July 7, 2014Some economists have blamed the growing gap between rich and poor in developed economies on the capitalist system that they believe fosters or at least cannot prevent growing inequality. France's Thomas Piketty, for example, says that in economies with steady, but low growth the assets of the wealthy grow faster than wages, causing the wealth gap, which he blames on the capitalist system.
But US economist and Nobel laureate Edmund Phelps told DW it's misleading to blame capitalism.
"I think it is a given in the West, that we are going to have economies that are under private ownership. And I guess most people want to call that capitalism. That's fine if that's the way they want to use the words. But that's just a vehicle for all sorts of private action by people."
Phelps, who is 81, teaches at Columbia University. He received the Nobel Prize for Economics in 2006. So, does he believe in redistribution?
"It's unfortunate that people think that the rise of wealth inequality is a golden opportunity to institute a new amount of redistribution to the working poor. Because you can't just surgically land paratroops and grab the wealth at the top, even middle income people will inevitably feel the effects," he told DW.
Productivity is key
Phelps does not deny that assets and wages have not grown at the same rate, negatively affecting the lower and lower middle classes. It's a phemomenon that has developed over time, he says.
"In the 19th century, when Britain an America were growing so fast - and then later Germany and France - income sprinted ahead. And wealth only slowly began to rise at the same pace," he explained.

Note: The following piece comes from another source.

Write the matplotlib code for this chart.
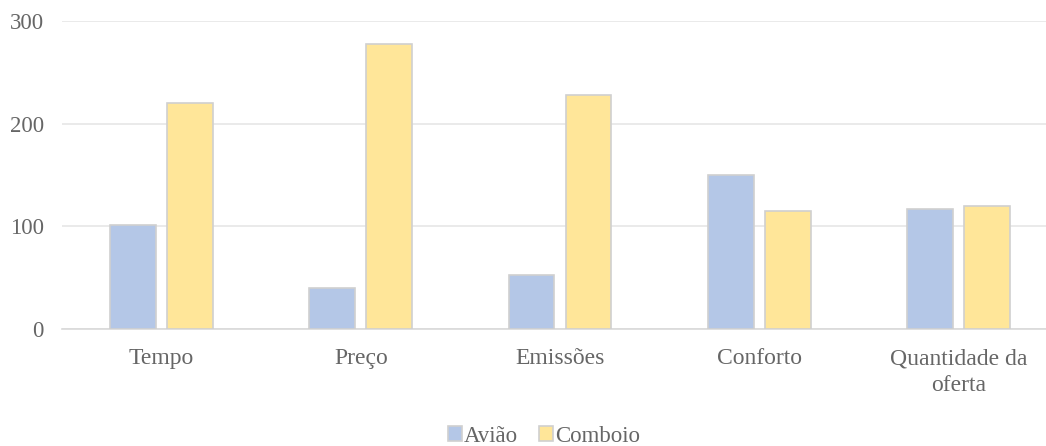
import matplotlib.pyplot as plt
import numpy as np

# data
categories = ["Tempo", "Preço", "Emissões", "Conforto", "Quantidade da\noferta"]
aviao = [101, 40, 53, 150, 117]
comboio = [220, 278, 228, 115, 120]
series_names = ["Avião", "Comboio"]

plt.rcParams["font.family"] = ["Liberation Serif", "DejaVu Serif"]
text_color = "#666666"
fs = 16.5

fig = plt.figure(figsize=(10.46, 4.46), dpi=100)
# the plot area runs a little past the right edge of the figure, as in the reference
ax = fig.add_axes([62 / 1046, 1 - 329 / 446, 996 / 1046, (329 - 21) / 446])

x = np.arange(len(categories))
width = 0.23
offset = 0.143
ax.bar(x - offset, aviao, width, color="#B4C7E7", edgecolor="#D0D0D0", linewidth=1.2,
       label=series_names[0], zorder=3)
ax.bar(x + offset, comboio, width, color="#FFE699", edgecolor="#D0D0D0", linewidth=1.2,
       label=series_names[1], zorder=3)

ax.set_xlim(-0.5, len(categories) - 0.5)
ax.set_ylim(0, 300)
ax.set_yticks([0, 100, 200, 300])
ax.yaxis.grid(True, color="#E6E6E6", linewidth=1.2, zorder=0)
ax.set_xticks(x)
ax.set_xticklabels(categories, fontsize=17, color=text_color, linespacing=1.35)
ax.tick_params(axis="y", labelsize=fs, labelcolor=text_color, length=0, pad=13)
ax.tick_params(axis="x", length=0, pad=14)
for side in ["top", "right", "left"]:
    ax.spines[side].set_visible(False)
ax.spines["bottom"].set_color("#D9D9D9")
ax.spines["bottom"].set_linewidth(1.2)

leg = fig.legend(loc="center", bbox_to_anchor=(544 / 1046, 1 - 436 / 446), ncol=2,
                 frameon=False, fontsize=fs, handlelength=0.6, handleheight=0.6,
                 handletextpad=0.1, columnspacing=0.9)
for t in leg.get_texts():
    t.set_color(text_color)

fig.savefig("out.png", dpi=100)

"So you had low levels of wealth, relative to income. The reason that we now have very swollen levels of wealth relative to income is because productivity growth has slowed dramatically."
Many people, however, do not like innovation that could raise productivity, Phelps believes. One example is the taxi smartphone app "Uber" that lets any driver offer his or her service as a driver.
"We are not going to need to own cars any more, whenever we want to go somewhere we can just call up and have the car and driver," he told DW."
Don't stifle innovation
"And so now the taxi-drivers are out in the street and people don't care, they actually side with the taxi drivers..." He believes by supporting the traditional cab drivers, people support the traditional system of producing and selling cars, thereby stifling badly needed innovation.
A lack of innovation, however, is also the reason many companies have to cut costs, which also means lower or stagnating wages. So, growth, Phelps says, is not just about a materialistic accumulation of wealth.
"You can't have exciting work, rewarding work, engaging jobs - you can't have that unless firms are trying to do new things, trying to create new things or responding to the creation of new things by others."
Phelps insists that innovation holds the key to improved productivity and, therefore, higher growth.
"This sickening slow growth of productivity, which has eventually come to every country in the West, is going to not only oppress the youth who will come to hate their jobs, if they don't already hate their jobs," Phelps told DW.
"But it also locks in people in the middle class. They are never going to be able to get rich. Because the attitudes are against people trying to innovate and break out of the pack."